Amyloid-beta, the substance that accumulates in the aging brain and forms the plaques in Alzheimer’s disease, may actually reduce or prevent the symptoms of another neurodegenerative disease, multiple sclerosis (MS).

In multiple sclerosis, the cells of the immune system attack myelin, the insulating tissue of the central nervous system, which speeds communication between cells. It’s too soon to tell whether or how the finding might lead to a new treatment for MS, but the early results do tell us a bit about how the diseases work.

Instead of exacerbating symptoms as they had expected, the amyloid-beta injections actually reduced or prevented the onset of symptoms.

Researchers have long known that amyloid-beta and its precursor protein are found in MS lesions in the central nervous system. So finding that an injection of amyloid-beta into the bodies of mice could actually reduce symptoms of MS came as a bit of a surprise to the researchers who crafted the study.

The team at Stanford University, led by Lawrence Steinman, wanted to see what would happen if amyloid-beta were injected not into the nervous systems of mice who were engineered to develop an MS-like disease, but into their bodies. They found that instead of exacerbating symptoms, the injections actually reduced or prevented the onset of symptoms.

"We figured it would make it worse," Steinman said in a news release. But it didn’t – it made it better. Understandably surprised at the findings, the team repeated the experiment, and found the same results the second time around.

To look further into the mechanism, the team took immune cells from mice who had received the amyloid-beta injections and injected them into another group of mice, also destined to develop MS. In this second group of mice, after receiving the immune cells of their counterparts, symptoms like motor decline and paralysis were again delayed or prevented. These mice also had reduced levels of the inflammation that is typical of MS flare-ups.

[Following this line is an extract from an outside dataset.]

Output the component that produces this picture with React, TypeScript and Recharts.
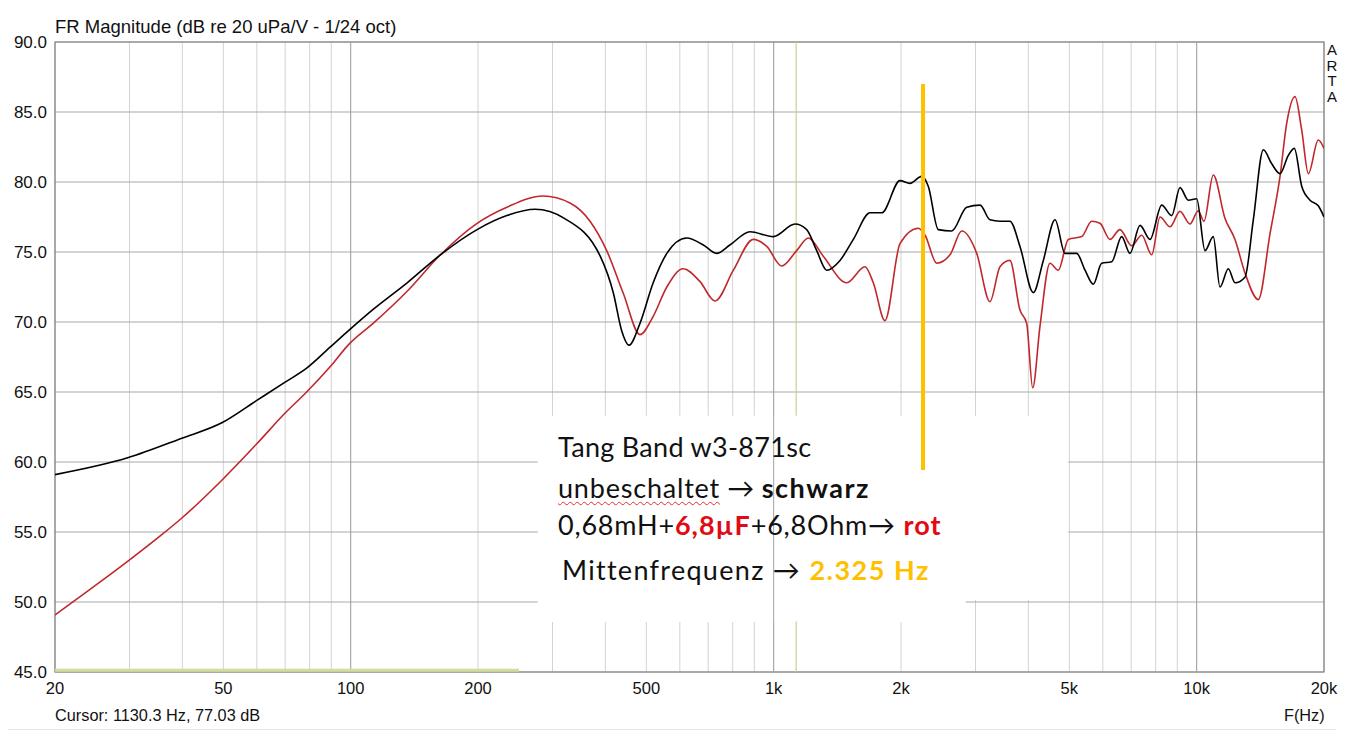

Further investigation also found that when mice lacked the gene for amyloid-beta, they developed much worse symptoms of MS and died more frequently, suggesting that indeed amyloid-beta has a protective effect – at least under some circumstances.

What do these findings all mean? “There probably is a multiple-sclerosis drug in all this somewhere down the line,” said Steinman. In other words, it’s not clear how exactly this new research will change the game – either for MS or for Alzheimer’s – but it does underline how a single compound can be destructive in one scenario and protective in another. We’ll be interested to see what developments – and surprises – the next research brings.

The study was published in the journal Science Translational Medicine.